Rows from a dataset of charts and code:
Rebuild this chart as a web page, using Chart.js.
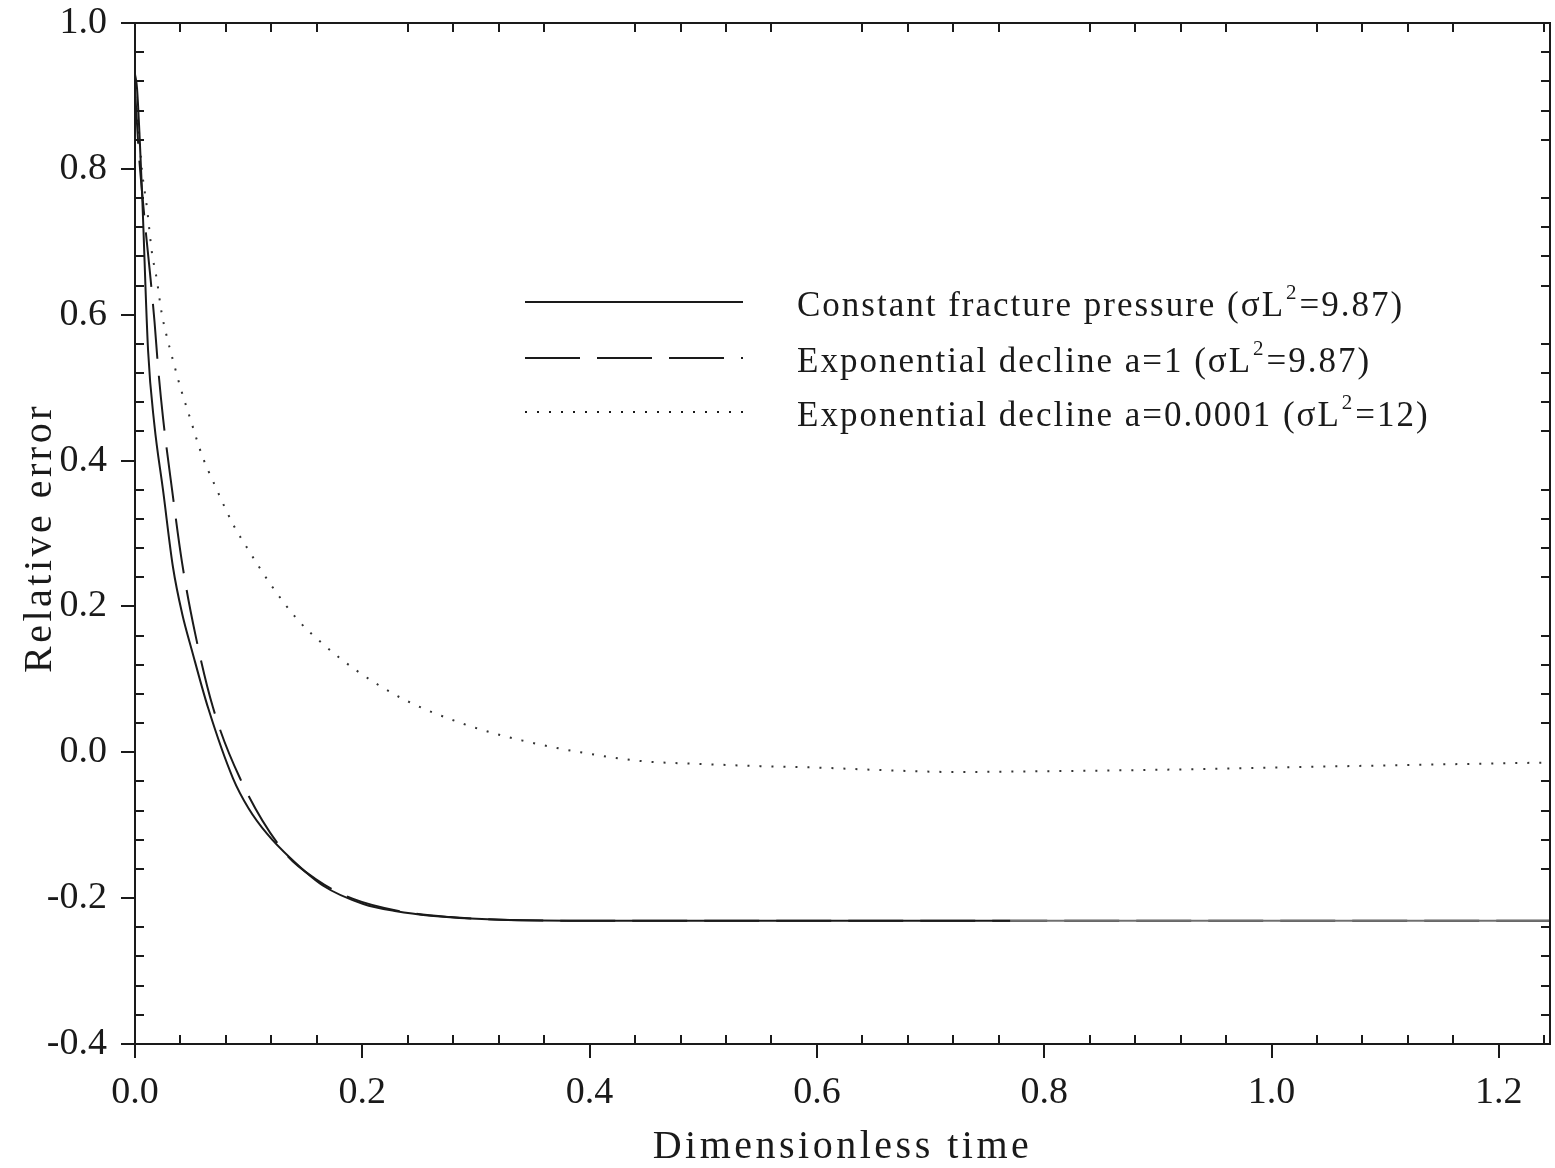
<!DOCTYPE html>
<html lang="en">
<head>
<meta charset="UTF-8">
<title>Relative error vs dimensionless time</title>
<style>
    body { margin: 0; background: #fff; }
    #wrap { width: 1555px; height: 1168px; }
</style>
</head>
<body>
<div id="wrap"><canvas id="errChart"></canvas></div>

<script src="https://cdn.jsdelivr.net/npm/chart.js"></script>
<script>
    // axis ticks
    const xTicks = [0, 0.2, 0.4, 0.6, 0.8, 1.0, 1.2];
    const yTicks = [-0.4, -0.2, 0, 0.2, 0.4, 0.6, 0.8, 1.0];
    const minorStep = 0.04;

    // constant fracture pressure (sigma L^2 = 9.87)
    const tConst = [0, 0.0018, 0.0062, 0.0115, 0.017, 0.0247, 0.0335, 0.0415, 0.0502, 0.0643, 0.0863, 0.1,
        0.1163, 0.1366, 0.1656, 0.2009, 0.23, 0.26, 0.32, 0.41, 0.5, 0.6, 0.7, 0.77, 0.9, 1.0, 1.1, 1.245];
    const errConst = [0.93, 0.91, 0.767, 0.551, 0.45, 0.359, 0.253, 0.19, 0.139, 0.061, -0.036, -0.077,
        -0.112, -0.145, -0.183, -0.208, -0.218, -0.224, -0.2297, -0.231, -0.231, -0.231, -0.231, -0.231, -0.231,
        -0.231, -0.231, -0.231];

    // exponential decline a=1 (sigma L^2 = 9.87)
    const tDecl1 = [0, 0.003, 0.0088, 0.0132, 0.0172, 0.0203, 0.0247, 0.0326, 0.0414, 0.0529, 0.0687, 0.0925,
        0.1304, 0.16, 0.192, 0.2335, 0.2775, 0.33, 0.4, 0.6, 0.8, 1.0, 1.245];
    const errDecl1 = [0.91, 0.83, 0.725, 0.657, 0.59, 0.528, 0.458, 0.36, 0.26, 0.163, 0.061, -0.036,
        -0.135, -0.175, -0.201, -0.218, -0.226, -0.23, -0.231, -0.231, -0.231, -0.231, -0.231];

    // exponential decline a=0.0001 (sigma L^2 = 12)
    const tDecl2 = [0, 0.003, 0.006, 0.0105, 0.015, 0.019, 0.0235, 0.028, 0.0335, 0.04, 0.0485, 0.059, 0.07, 0.0865,
        0.1, 0.119, 0.143, 0.165, 0.195, 0.236, 0.289, 0.341, 0.392, 0.445, 0.498, 0.55, 0.6, 0.65, 0.72, 0.8, 0.9,
        1.0, 1.1, 1.245];
    const errDecl2 = [0.9, 0.86, 0.8, 0.747, 0.684, 0.65, 0.602, 0.57, 0.537, 0.5, 0.458, 0.407, 0.367, 0.312,
        0.277, 0.231, 0.182, 0.149, 0.112, 0.073, 0.039, 0.016, 0.0, -0.012, -0.016, -0.019, -0.021, -0.024, -0.027,
        -0.026, -0.024, -0.021, -0.018, -0.014];

    const seriesNames = [
        ['Constant fracture pressure (\u03C3L', '2', '=9.87)'],
        ['Exponential decline a=1 (\u03C3L', '2', '=9.87)'],
        ['Exponential decline a=0.0001 (\u03C3L', '2', '=12)']
    ];

    const INK = '#1a1a1a';
    const SERIF = '"Liberation Serif", "Times New Roman", serif';

    function pairs(xs, ys) {
        return xs.map((x, i) => ({ x: x, y: ys[i] }));
    }

    // frame plus ticks: majors outside on left/bottom, minors inside on all four sides
    const frameTicks = {
        id: 'frameTicks',
        afterDraw(chart) {
            const { ctx, chartArea: a, scales: { x, y } } = chart;
            ctx.save();
            ctx.strokeStyle = INK;
            ctx.lineWidth = 2;
            ctx.strokeRect(a.left, a.top, a.right - a.left, a.bottom - a.top);
            ctx.beginPath();
            for (let i = 0; i * minorStep <= x.max + 1e-9; i++) {
                const px = Math.round(x.getPixelForValue(i * minorStep));
                if (i % 5 === 0) {
                    ctx.moveTo(px, a.bottom); ctx.lineTo(px, a.bottom + 14);
                } else {
                    ctx.moveTo(px, a.bottom); ctx.lineTo(px, a.bottom - 9);
                    ctx.moveTo(px, a.top); ctx.lineTo(px, a.top + 9);
                }
            }
            for (let i = 0; y.min + i * minorStep <= y.max + 1e-9; i++) {
                const py = Math.round(y.getPixelForValue(y.min + i * minorStep));
                if (i % 5 === 0) {
                    ctx.moveTo(a.left, py); ctx.lineTo(a.left - 14, py);
                } else {
                    ctx.moveTo(a.left, py); ctx.lineTo(a.left + 9, py);
                    ctx.moveTo(a.right, py); ctx.lineTo(a.right - 9, py);
                }
            }
            ctx.stroke();
            ctx.restore();
        }
    };

    // axis titles, letter-spaced
    const axisTitles = {
        id: 'axisTitles',
        afterDraw(chart) {
            const { ctx, chartArea: a } = chart;
            ctx.save();
            ctx.fillStyle = INK;
            ctx.font = '40px ' + SERIF;
            ctx.letterSpacing = '3.5px';
            ctx.textAlign = 'center';
            ctx.textBaseline = 'middle';
            ctx.fillText('Dimensionless time', (a.left + a.right) / 2, 1147);
            ctx.translate(40, 538);
            ctx.rotate(-Math.PI / 2);
            ctx.fillText('Relative error', 0, 0);
            ctx.restore();
        }
    };

    // legend inside the plot
    const insideLegend = {
        id: 'insideLegend',
        afterDraw(chart) {
            const ctx = chart.ctx;
            const rows = [302, 358, 412];
            ctx.save();
            chart.data.datasets.forEach((ds, i) => {
                const yy = rows[i];
                ctx.strokeStyle = INK;
                ctx.lineWidth = 2;
                ctx.setLineDash(ds.borderDash || []);
                ctx.beginPath();
                ctx.moveTo(525, yy);
                ctx.lineTo(743, yy);
                ctx.stroke();
                ctx.setLineDash([]);

                const parts = seriesNames[i];
                ctx.fillStyle = INK;
                ctx.textBaseline = 'alphabetic';
                ctx.letterSpacing = '2px';
                ctx.font = '35px ' + SERIF;
                let xx = 797;
                const base = yy + 14;
                ctx.fillText(parts[0], xx, base);
                xx += ctx.measureText(parts[0]).width;
                ctx.font = '21px ' + SERIF;
                ctx.fillText(parts[1], xx + 1, base - 17);
                xx += ctx.measureText(parts[1]).width + 2;
                ctx.font = '35px ' + SERIF;
                ctx.fillText(parts[2], xx, base);
            });
            ctx.restore();
        }
    };

    const config = {
        type: 'line',
        data: {
            datasets: [
                {
                    label: 'Constant fracture pressure',
                    data: pairs(tConst, errConst),
                    borderColor: INK,
                    borderWidth: 2,
                    // the long plateau is printed lighter
                    segment: {
                        borderColor: c => c.p0.parsed.x >= 0.77 ? '#707070' : INK
                    }
                },
                {
                    label: 'Exponential decline a=1',
                    data: pairs(tDecl1, errDecl1),
                    borderColor: INK,
                    borderWidth: 2,
                    borderDash: [55, 17]
                },
                {
                    label: 'Exponential decline a=0.0001',
                    data: pairs(tDecl2, errDecl2),
                    borderColor: '#333',
                    borderWidth: 2,
                    borderDash: [2, 10]
                }
            ]
        },
        options: {
            responsive: true,
            maintainAspectRatio: false,
            animation: false,
            parsing: false,
            elements: {
                point: { radius: 0 },
                line: { cubicInterpolationMode: 'monotone', fill: false }
            },
            layout: { padding: { top: 23, right: 5, left: 0, bottom: 0 } },
            plugins: {
                legend: { display: false },
                tooltip: { enabled: false }
            },
            scales: {
                x: {
                    type: 'linear',
                    min: 0,
                    max: 1.245,
                    afterBuildTicks: s => { s.ticks = xTicks.map(v => ({ value: v })); },
                    afterFit: s => { s.height = 124; s.paddingLeft = 0; s.paddingRight = 0; },
                    grid: { display: false, drawTicks: false },
                    border: { display: false },
                    ticks: {
                        color: INK,
                        padding: 26,
                        maxRotation: 0,
                        font: { family: SERIF, size: 38 },
                        callback: v => Number(v).toFixed(1)
                    }
                },
                y: {
                    type: 'linear',
                    min: -0.4,
                    max: 1.0,
                    afterBuildTicks: s => { s.ticks = yTicks.map(v => ({ value: v })); },
                    afterFit: s => { s.width = 135; s.paddingTop = 0; s.paddingBottom = 0; },
                    grid: { display: false, drawTicks: false },
                    border: { display: false },
                    ticks: {
                        color: INK,
                        padding: 28,
                        font: { family: SERIF, size: 38 },
                        callback: v => Number(v).toFixed(1)
                    }
                }
            }
        },
        plugins: [frameTicks, axisTitles, insideLegend]
    };

    new Chart(document.getElementById('errChart'), config);
</script>
</body>
</html>
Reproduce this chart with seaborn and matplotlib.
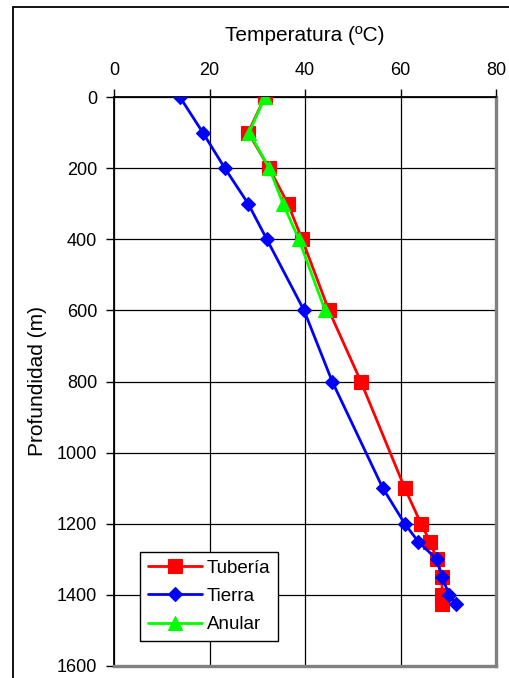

● REQUIREMENT: Go through the listing above and return every line where the word "this" occurs.

● OUTPUT OF THE TASK:
Rebuild this chart as a web page, using Chart.js.
Reproduce this chart with seaborn and matplotlib.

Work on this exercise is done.